Back to the primary, another comedy in the making. I'm out of the country come March 11th, so I called up the county clerk to find out what I have to do about an absentee ballot. The answer is that I'll have to drive 30 minutes to the county courthouse to fill one out in person. Yes, sir, you read that right. Virginia and North Carolina had no problems sending me an absentee ballot, but Mississippi's too cheap to spend the $0.41 to send me an absentee ballott if I'm actually in the area when I request it. That there's one of the benefits of the higher sales tax we pay in this state; I'm still trying to figure out what they do with it in Jackson. (I have my suspicions, but it wouldn't be appropriate to write them down here.) If only I had a graduate student; then I could send him or her to go vote for me. If that isn't one of the benefits of graduate students, it should be.
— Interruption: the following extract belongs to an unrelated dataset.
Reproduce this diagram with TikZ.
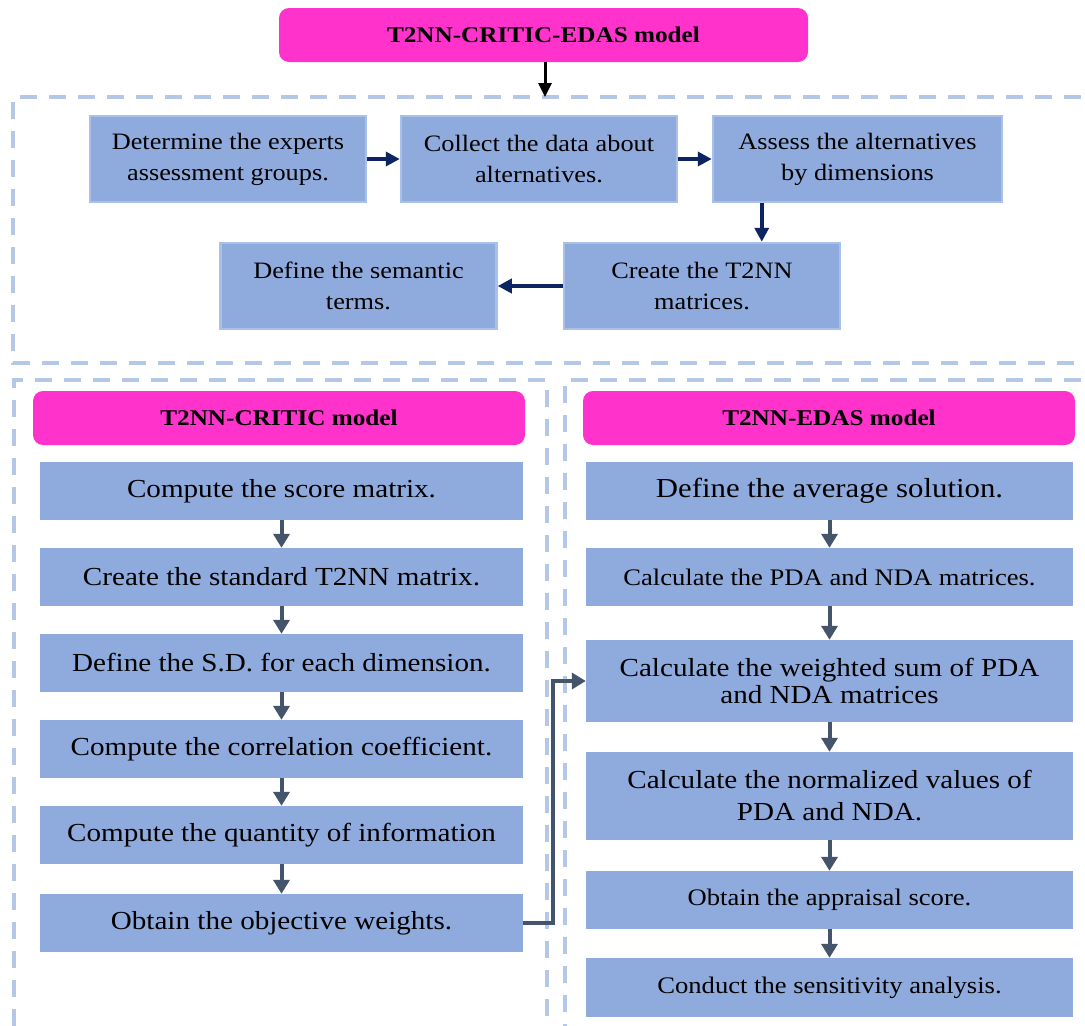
\documentclass[tikz,border=0pt]{standalone}
\usepackage{fontspec}
\setmainfont[FakeStretch=1.12]{Liberation Serif}
\usetikzlibrary{arrows.meta}
\definecolor{pinkc}{HTML}{FF33CC}
\definecolor{boxc}{HTML}{8FAADC}
\definecolor{boxb}{HTML}{A9C1E8}
\definecolor{dashc}{HTML}{B4C7E7}
\definecolor{navyc}{HTML}{0C2461}
\definecolor{slatec}{HTML}{44546A}
\newcommand\fonttop{\fontsize{23.5}{31}\selectfont}
\newcommand\fontbig{\fontsize{26}{32}\selectfont}
\newcommand\fontsmall{\fontsize{23.75}{27}\selectfont}
\newcommand\fonttitle{\bfseries\fontsize{22.5}{25}\selectfont}
\begin{document}
\begin{tikzpicture}[x=1pt,y=-1pt,
  pinkbox/.style={fill=pinkc, rounded corners=10pt, inner sep=0pt, align=center, font=\fonttitle},
  stepbox/.style={fill=boxc, draw=boxb, line width=2.5pt, inner sep=0pt, align=center, font=\fonttop, minimum width=276pt, minimum height=86pt},
  flowbox/.style={fill=boxc, inner sep=0pt, align=center, font=\fontbig},
  dashbox/.style={draw=dashc, line width=3.2pt, dash pattern=on 17pt off 12pt},
  navyarrow/.style={draw=navyc, line width=4pt, -{Triangle[length=14pt,width=14pt]}},
  slatearrow/.style={draw=slatec, line width=4pt, -{Triangle[length=14pt,width=16pt]}},
  blackarrow/.style={draw=black, line width=3pt, -{Triangle[length=14pt,width=13pt]}}]
\useasboundingbox (0,0) rectangle (1085,1026);
\fill[white] (0,0) rectangle (1085,1026);

% dashed frames
\draw[dashbox] (1110,97) -- (13,97) -- (13,363) -- (1110,363);
\draw[dashbox] (547,1045) -- (547,380) -- (14,380) -- (14,1045);
\draw[dashbox] (1110,380) -- (565,380) -- (565,1045);

% top section
\node[pinkbox, minimum width=529pt, minimum height=54pt] (title) at (543.5,35) {T2NN-CRITIC-EDAS model};
\coordinate (topin) at (545,97);

\node[stepbox] (b1) at (228,159) {Determine the experts\\assessment groups.};
\node[stepbox] (b2) at (539,159) {Collect the data about\\alternatives.};
\node[stepbox, minimum width=289pt] (b3) at (857.5,159) {Assess the alternatives\\by dimensions};
\node[stepbox] (b5) at (702,286) {Create the T2NN\\matrices.};
\node[stepbox] (b4) at (358.5,286) {Define the semantic\\terms.};
\coordinate (b3d) at ([xshift=50pt]b3.south west);

\draw[blackarrow] (545,62) -- (topin);
\draw[navyarrow] (b1) -- (b2);
\draw[navyarrow] (b2) -- (b3);
\draw[navyarrow] (b3d) -- (b3d |- b5.north);
\draw[navyarrow] (b5) -- (b4);

% left column
\node[pinkbox, minimum width=492pt, minimum height=54pt] (lt) at (279,418) {T2NN-CRITIC model};
\begin{scope}[every node/.style={flowbox, minimum width=483pt, minimum height=58pt}]
\node (l1) at (281.5,491) {Compute the score matrix.};
\node (l2) at (281.5,577) {Create the standard T2NN matrix.};
\node (l3) at (281.5,663) {Define the S.D. for each dimension.};
\node (l4) at (281.5,749) {Compute the correlation coefficient.};
\node (l5) at (281.5,835) {Compute the quantity of information};
\node (l6) at (281.5,923) {Obtain the objective weights.};
\end{scope}
\foreach \a/\b in {l1/l2,l2/l3,l3/l4,l4/l5,l5/l6}
  \draw[slatearrow] (\a.south) -- (\b.north);

% right column
\node[pinkbox, minimum width=492pt, minimum height=54pt] (rt) at (829,418) {T2NN-EDAS model};
\begin{scope}[every node/.style={flowbox, minimum width=487pt}]
\node[minimum height=58pt, font=\fontsize{27.5}{32}\selectfont] (r1) at (829.5,491) {Define the average solution.};
\node[minimum height=58pt, font=\fontsmall] (r2) at (829.5,577) {Calculate the PDA and NDA matrices.};
\node[minimum height=82pt, font=\fontsize{26}{27}\selectfont] (r3) at (829.5,681) {Calculate the weighted sum of PDA\\and NDA matrices};
\node[minimum height=88pt] (r4) at (829.5,796) {Calculate the normalized values of\\PDA and NDA.};
\node[minimum height=58pt, font=\fontsmall] (r5) at (829.5,900) {Obtain the appraisal score.};
\node[minimum height=59pt, font=\fontsmall] (r6) at (829.5,987.5) {Conduct the sensitivity analysis.};
\end{scope}
\foreach \a/\b in {r1/r2,r2/r3,r3/r4,r4/r5,r5/r6}
  \draw[slatearrow] (\a.south) -- (\b.north);

\draw[slatearrow] (l6.east) -- ++(30,0) |- (r3.west);
\end{tikzpicture}
\end{document}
The best that can be said about primary politics in this country is that it beats the way people have gone about choosing leaders pretty much anywhere and anywhen else. By the time everyone's done backstabbing, denouncing, and misrepresenting each other, I doubt anyone is left to vote for one candidate instead of against another. Still, it does seem less nasty than having the parties spill rivers of blood on the fields of Antietam or, for that matter,Hastings.

Personally, I'd rather write in a candidate than vote against someone, which is what I did in 2004. However, if President Bush is on the ballot again this fall I am voting against him. I favor term limits for Presidents, Senators, Congressmen, Governors, Supreme Court Justices, and fathers. As a matter of fact, the sooner my term as father expires, the better; I miss the quiet life and can't wait to get back. Sometimes I wish my kids would impeach and be done with it; alas, they seem blissfully unaware of this option. I wonder if it's ethical to campaign for my own impeachment.

For all the trouble we have with elections in this country, and for all our dissatisfaction with the end result, we should be grateful for a few things.

  1. Unlike the Russian election, we enjoy a real choice.
  2. Unlike the Italian election, we know what the electoral law will be once the election comes around, and how the winner will be determined.
  3. Unlike Kenya, the sitting President won't be back.


Clemens said...

And unlike Kenya we won't be killing our neighbors over it.

(Though I've thought about it - esp. in '00)

Clemens said...

You're getting funnier Jack.

jack perry said...

Thanks. :-) Unfortunately I've lost my sense of humor for a few days (weeks?) but maybe, like the groundhog, it was merely frightened by its shadow.